As the story progresses, Alvira explores the strange world inside her head, struggles with the world outside herself, and encounters more than she bargained for. “Axiom of Dreams” is original, weird, and surprising. I could not predict this story, and I had fun seeing where it went.

If you like academics and want to hang out with PhD students, check out this story. If you like science fiction stories that actually incorporate and play with science, check out this story, especially if you’re interested in neuroscience or math.
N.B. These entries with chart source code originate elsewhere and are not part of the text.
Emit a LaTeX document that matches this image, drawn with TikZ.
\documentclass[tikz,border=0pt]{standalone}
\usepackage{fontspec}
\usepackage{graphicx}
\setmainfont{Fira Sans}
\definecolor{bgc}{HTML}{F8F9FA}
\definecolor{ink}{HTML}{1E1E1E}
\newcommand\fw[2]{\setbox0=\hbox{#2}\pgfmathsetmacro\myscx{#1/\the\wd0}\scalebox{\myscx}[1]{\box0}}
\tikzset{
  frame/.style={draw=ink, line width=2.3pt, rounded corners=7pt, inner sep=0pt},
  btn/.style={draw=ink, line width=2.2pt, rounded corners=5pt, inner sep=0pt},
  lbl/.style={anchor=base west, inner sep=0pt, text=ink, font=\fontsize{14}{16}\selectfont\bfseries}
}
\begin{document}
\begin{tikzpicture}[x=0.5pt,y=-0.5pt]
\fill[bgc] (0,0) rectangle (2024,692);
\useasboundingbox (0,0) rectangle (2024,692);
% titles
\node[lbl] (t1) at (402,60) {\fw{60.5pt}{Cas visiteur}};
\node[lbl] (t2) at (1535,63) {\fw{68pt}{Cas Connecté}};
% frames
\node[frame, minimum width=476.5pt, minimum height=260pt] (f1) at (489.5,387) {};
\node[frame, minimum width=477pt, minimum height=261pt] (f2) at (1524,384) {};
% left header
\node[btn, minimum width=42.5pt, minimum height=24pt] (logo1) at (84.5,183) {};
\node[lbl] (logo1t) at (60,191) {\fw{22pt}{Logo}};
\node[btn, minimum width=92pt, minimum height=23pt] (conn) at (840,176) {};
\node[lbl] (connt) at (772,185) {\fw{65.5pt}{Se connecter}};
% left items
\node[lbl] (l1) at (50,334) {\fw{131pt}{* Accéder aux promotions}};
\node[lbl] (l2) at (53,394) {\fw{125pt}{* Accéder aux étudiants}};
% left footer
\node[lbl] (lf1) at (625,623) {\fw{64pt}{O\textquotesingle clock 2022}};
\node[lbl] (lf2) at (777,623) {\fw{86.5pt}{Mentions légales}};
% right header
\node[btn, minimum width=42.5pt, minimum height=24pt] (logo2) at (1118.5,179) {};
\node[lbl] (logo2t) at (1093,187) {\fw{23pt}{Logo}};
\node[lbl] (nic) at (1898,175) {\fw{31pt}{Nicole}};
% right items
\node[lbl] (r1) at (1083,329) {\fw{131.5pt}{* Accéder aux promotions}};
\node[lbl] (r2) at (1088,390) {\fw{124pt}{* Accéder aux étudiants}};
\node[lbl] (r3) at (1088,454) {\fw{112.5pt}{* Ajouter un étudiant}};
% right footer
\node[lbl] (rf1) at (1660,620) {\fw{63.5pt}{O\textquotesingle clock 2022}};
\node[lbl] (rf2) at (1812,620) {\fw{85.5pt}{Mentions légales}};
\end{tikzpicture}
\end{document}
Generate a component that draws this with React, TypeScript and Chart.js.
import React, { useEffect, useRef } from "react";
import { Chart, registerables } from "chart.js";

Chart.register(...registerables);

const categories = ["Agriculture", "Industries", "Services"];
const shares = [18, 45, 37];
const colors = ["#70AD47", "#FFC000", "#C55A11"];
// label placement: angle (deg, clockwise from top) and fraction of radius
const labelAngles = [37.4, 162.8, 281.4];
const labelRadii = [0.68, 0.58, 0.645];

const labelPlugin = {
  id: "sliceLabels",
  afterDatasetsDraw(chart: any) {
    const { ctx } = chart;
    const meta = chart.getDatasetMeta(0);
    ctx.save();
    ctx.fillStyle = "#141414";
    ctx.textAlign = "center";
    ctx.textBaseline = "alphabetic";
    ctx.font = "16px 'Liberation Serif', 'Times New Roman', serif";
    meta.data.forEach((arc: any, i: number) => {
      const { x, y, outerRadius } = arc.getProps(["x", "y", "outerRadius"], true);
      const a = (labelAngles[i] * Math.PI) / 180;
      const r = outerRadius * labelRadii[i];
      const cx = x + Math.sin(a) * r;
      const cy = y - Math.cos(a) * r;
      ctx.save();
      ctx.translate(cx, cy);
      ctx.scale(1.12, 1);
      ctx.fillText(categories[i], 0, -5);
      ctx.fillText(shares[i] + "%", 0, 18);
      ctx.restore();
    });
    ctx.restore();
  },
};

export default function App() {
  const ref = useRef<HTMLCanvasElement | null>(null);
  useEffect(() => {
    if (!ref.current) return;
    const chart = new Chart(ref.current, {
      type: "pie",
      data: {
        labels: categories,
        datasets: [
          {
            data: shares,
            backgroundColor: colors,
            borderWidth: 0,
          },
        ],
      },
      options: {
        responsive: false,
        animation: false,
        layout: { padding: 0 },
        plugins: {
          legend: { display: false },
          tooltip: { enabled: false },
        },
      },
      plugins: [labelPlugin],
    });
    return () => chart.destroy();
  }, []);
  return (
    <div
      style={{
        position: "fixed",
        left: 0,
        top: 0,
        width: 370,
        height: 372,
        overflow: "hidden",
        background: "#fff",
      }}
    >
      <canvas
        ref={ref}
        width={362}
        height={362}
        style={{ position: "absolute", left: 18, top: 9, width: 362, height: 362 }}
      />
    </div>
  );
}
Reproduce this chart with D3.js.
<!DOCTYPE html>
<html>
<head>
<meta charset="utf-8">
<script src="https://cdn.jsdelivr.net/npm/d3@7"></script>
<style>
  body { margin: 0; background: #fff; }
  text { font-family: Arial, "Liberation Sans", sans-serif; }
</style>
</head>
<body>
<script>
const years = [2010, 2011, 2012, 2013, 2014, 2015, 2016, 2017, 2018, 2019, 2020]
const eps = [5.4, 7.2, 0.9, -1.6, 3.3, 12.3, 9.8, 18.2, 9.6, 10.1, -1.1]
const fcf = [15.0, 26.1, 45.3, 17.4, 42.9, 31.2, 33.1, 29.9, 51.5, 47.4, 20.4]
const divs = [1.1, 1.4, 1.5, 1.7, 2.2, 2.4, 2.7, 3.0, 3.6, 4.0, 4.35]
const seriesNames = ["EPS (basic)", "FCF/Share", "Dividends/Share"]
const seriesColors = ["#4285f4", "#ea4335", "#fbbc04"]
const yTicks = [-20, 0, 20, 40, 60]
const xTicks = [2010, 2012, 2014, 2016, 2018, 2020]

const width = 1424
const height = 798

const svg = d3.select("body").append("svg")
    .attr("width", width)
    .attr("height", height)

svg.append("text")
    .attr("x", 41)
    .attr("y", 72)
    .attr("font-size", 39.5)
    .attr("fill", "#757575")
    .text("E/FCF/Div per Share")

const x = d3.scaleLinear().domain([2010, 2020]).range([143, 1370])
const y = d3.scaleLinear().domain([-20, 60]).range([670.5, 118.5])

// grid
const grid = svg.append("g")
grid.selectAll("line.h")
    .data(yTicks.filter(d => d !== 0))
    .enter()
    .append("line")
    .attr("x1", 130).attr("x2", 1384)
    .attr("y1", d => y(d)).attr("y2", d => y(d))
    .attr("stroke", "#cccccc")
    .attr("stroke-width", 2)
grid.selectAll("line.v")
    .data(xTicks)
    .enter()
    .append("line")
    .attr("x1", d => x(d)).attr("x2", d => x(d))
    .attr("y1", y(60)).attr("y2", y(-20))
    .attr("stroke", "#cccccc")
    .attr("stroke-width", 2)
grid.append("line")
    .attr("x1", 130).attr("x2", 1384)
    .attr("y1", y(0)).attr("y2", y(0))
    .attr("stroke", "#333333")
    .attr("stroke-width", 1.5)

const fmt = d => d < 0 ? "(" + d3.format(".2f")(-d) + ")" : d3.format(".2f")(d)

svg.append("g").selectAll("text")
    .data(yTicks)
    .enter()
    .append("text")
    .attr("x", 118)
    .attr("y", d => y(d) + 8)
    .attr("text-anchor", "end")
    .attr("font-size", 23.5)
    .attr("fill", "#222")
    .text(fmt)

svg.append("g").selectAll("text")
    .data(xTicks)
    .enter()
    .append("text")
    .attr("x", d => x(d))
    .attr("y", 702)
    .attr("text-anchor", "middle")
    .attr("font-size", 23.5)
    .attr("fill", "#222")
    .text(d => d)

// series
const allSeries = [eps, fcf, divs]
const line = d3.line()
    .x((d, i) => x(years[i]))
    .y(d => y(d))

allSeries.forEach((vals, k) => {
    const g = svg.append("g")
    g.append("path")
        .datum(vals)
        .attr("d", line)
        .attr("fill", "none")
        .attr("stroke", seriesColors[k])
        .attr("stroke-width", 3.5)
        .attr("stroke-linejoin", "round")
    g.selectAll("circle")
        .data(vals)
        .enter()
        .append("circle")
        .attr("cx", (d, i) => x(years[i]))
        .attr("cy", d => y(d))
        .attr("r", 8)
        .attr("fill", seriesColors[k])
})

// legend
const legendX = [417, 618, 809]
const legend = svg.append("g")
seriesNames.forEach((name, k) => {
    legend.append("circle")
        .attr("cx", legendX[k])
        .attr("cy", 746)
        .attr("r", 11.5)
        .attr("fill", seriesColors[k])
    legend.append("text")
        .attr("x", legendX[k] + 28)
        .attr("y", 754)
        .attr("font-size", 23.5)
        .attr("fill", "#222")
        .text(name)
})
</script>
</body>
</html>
I also love the setting of this story. It is set in Boston and populated with academics, but it is also set a couple decades in the future. At one point, the characters allude to “classic” musicians from the (twenty) twenties. In another scene, Alvira’s friends talk politics and debate about the militarization of outer space and the commercial exploitation of space resources. Those are not common political topics for us, but they are relevant and becoming moreso. Alvira’s world is familiar yet strange and surprising at the same time, and I would happily read more minutia set in this world. And that’s to say nothing of the fantastical mathematical world within Alvira’s head! “Axiom of Dreams” is a longer story, but it shines at this length — it has interesting worlds occupied by colorful characters, and you’ll want the extra time to savor them.

“The Coffin Maker” by AnaMaria Curtis

It turns out, all three of my favorite stories from September deal with space colonization. “Eve’s Prayer” is centrally concerned with it, “Axiom of Dreams” touches on the topic tangentially, and “The Coffin Maker” by AnaMaria Curtis (published in Uncanny Magazine) also has a backdrop of colonizing new worlds.

Stephani is an outfitter on Guiding Light, a ship sent from a dying planet searching for habitable new worlds. Stephani makes environment suits for surveyors of new worlds. There were more outfitters, but after tragedy at their last potential planet, Stephani is the best outfitter left. The trouble is, she doesn’t have the supplies she needs to safely and properly equip the three surveyors who are being sent to explore Teridabe. Hence the title of this story: Stephani is “the coffin maker” because she knows her suits won’t do the job, and the surveyors’ lives are in real peril.

Like “Eve’s Prayer,” this is a story clearly about searching for new worlds to colonize as another world dies. However, the real focus of “The Coffin Maker” lies elsewhere.

This story works on two levels. First, on the face of it, this story is about Stephani as she is tasked with the impossible. It’s a compelling premise, executed well: Stephani, devastated and isolated through a prior tragedy, is set up for failure, endangering the life of someone she cares about. Can she convince her superiors to change plans? Does she have enough luck and ingenuity to make it work? Will she end up even more isolated and lonely, or can she preserve and grow her connections to others?

Beyond the immediate human drama, this is a story about the importance of listening to scientists and believing experts, about the dangers of ignoring them, and about leaders who play with fire and lives in the same breath. It’s about desperate politics inspired by desperate conditions, and it might make you question what sort of goals and values our society should have.


Have you read these stories? If so, what did you think about them? Do you have other similar stories about dying worlds or colonizing space to recommend? What were your favorite stories from September?